● **SHORT TASK**: Restate each of the lines below word for word and drop every picture.
━━━━━━━━━━━━━━━━━━━━━━━━━━━━━━
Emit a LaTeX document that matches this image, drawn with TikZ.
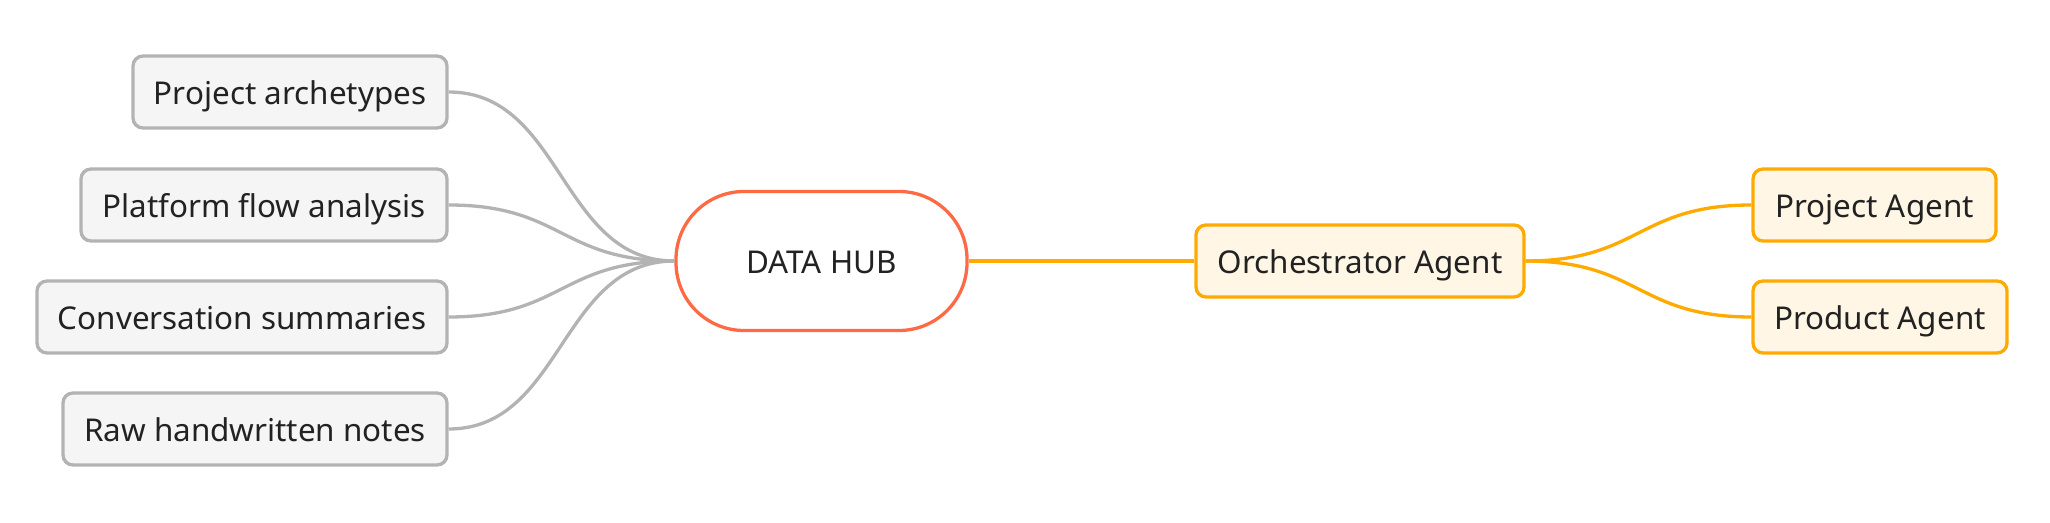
\documentclass[tikz,border=0pt]{standalone}
\usepackage{fontspec}
\setmainfont{Noto Sans}
\usetikzlibrary{positioning}
\definecolor{grayline}{HTML}{B3B3B3}
\definecolor{grayfill}{HTML}{F5F5F5}
\definecolor{hubline}{HTML}{FF6A45}
\definecolor{orline}{HTML}{FFAA00}
\definecolor{orfill}{HTML}{FFF6E5}
\definecolor{txt}{HTML}{222222}
\begin{document}
\begin{tikzpicture}[x=0.5pt,y=-0.5pt,
  base/.style={rectangle, rounded corners=5pt, line width=1.65pt, inner sep=0pt,
    minimum height=36pt, text=txt, font=\fontsize{15.7}{18}\selectfont,
    text height=16pt, text depth=3.8pt},
  leaf/.style={base, draw=grayline, fill=grayfill},
  agent/.style={base, draw=orline, fill=orfill},
  hubbox/.style={base, draw=hubline, fill=white, rounded corners=34pt, minimum height=69.5pt, minimum width=145.5pt},
  gedge/.style={draw=grayline, line width=1.65pt},
  oedge/.style={draw=orline, line width=1.65pt}]
\useasboundingbox (0,0) rectangle (2050,523);
\node[leaf, minimum width=157pt] (pa) at (290,92) {Project archetypes};
\node[leaf, minimum width=183pt] (pf) at (264,205) {Platform flow analysis};
\node[leaf, minimum width=205pt] (cs) at (242,317) {Conversation summaries};
\node[leaf, minimum width=192pt] (rh) at (255,429) {Raw handwritten notes};
\node[hubbox] (hub) at (821.5,261) {DATA HUB};
\node[agent, minimum width=164pt] (orc) at (1360,261) {Orchestrator Agent};
\node[agent, minimum width=121.5pt] (pja) at (1874.5,205) {Project Agent};
\node[agent, minimum width=127pt] (pda) at (1880,317) {Product Agent};
\foreach \n in {pa,pf,cs,rh}{
  \draw[gedge] (\n.east) .. controls +(114,0) and +(-114,0) .. (hub.west);
}
\draw[oedge] (hub.east) -- (orc.west);
\draw[oedge] (orc.east) .. controls +(114,0) and +(-114,0) .. (pja.west);
\draw[oedge] (orc.east) .. controls +(114,0) and +(-114,0) .. (pda.west);
\end{tikzpicture}
\end{document}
━━━━━━━━━━━━━━━━━━━━━━━━━━━━━━
● **EXPECTED ANSWER**:
Emit a LaTeX document that matches this image, drawn with TikZ.
\documentclass[tikz,border=0pt]{standalone}
\usepackage{fontspec}
\setmainfont{Noto Sans}
\usetikzlibrary{positioning}
\definecolor{grayline}{HTML}{B3B3B3}
\definecolor{grayfill}{HTML}{F5F5F5}
\definecolor{hubline}{HTML}{FF6A45}
\definecolor{orline}{HTML}{FFAA00}
\definecolor{orfill}{HTML}{FFF6E5}
\definecolor{txt}{HTML}{222222}
\begin{document}
\begin{tikzpicture}[x=0.5pt,y=-0.5pt,
  base/.style={rectangle, rounded corners=5pt, line width=1.65pt, inner sep=0pt,
    minimum height=36pt, text=txt, font=\fontsize{15.7}{18}\selectfont,
    text height=16pt, text depth=3.8pt},
  leaf/.style={base, draw=grayline, fill=grayfill},
  agent/.style={base, draw=orline, fill=orfill},
  hubbox/.style={base, draw=hubline, fill=white, rounded corners=34pt, minimum height=69.5pt, minimum width=145.5pt},
  gedge/.style={draw=grayline, line width=1.65pt},
  oedge/.style={draw=orline, line width=1.65pt}]
\useasboundingbox (0,0) rectangle (2050,523);
\node[leaf, minimum width=157pt] (pa) at (290,92) {Project archetypes};
\node[leaf, minimum width=183pt] (pf) at (264,205) {Platform flow analysis};
\node[leaf, minimum width=205pt] (cs) at (242,317) {Conversation summaries};
\node[leaf, minimum width=192pt] (rh) at (255,429) {Raw handwritten notes};
\node[hubbox] (hub) at (821.5,261) {DATA HUB};
\node[agent, minimum width=164pt] (orc) at (1360,261) {Orchestrator Agent};
\node[agent, minimum width=121.5pt] (pja) at (1874.5,205) {Project Agent};
\node[agent, minimum width=127pt] (pda) at (1880,317) {Product Agent};
\foreach \n in {pa,pf,cs,rh}{
  \draw[gedge] (\n.east) .. controls +(114,0) and +(-114,0) .. (hub.west);
}
\draw[oedge] (hub.east) -- (orc.west);
\draw[oedge] (orc.east) .. controls +(114,0) and +(-114,0) .. (pja.west);
\draw[oedge] (orc.east) .. controls +(114,0) and +(-114,0) .. (pda.west);
\end{tikzpicture}
\end{document}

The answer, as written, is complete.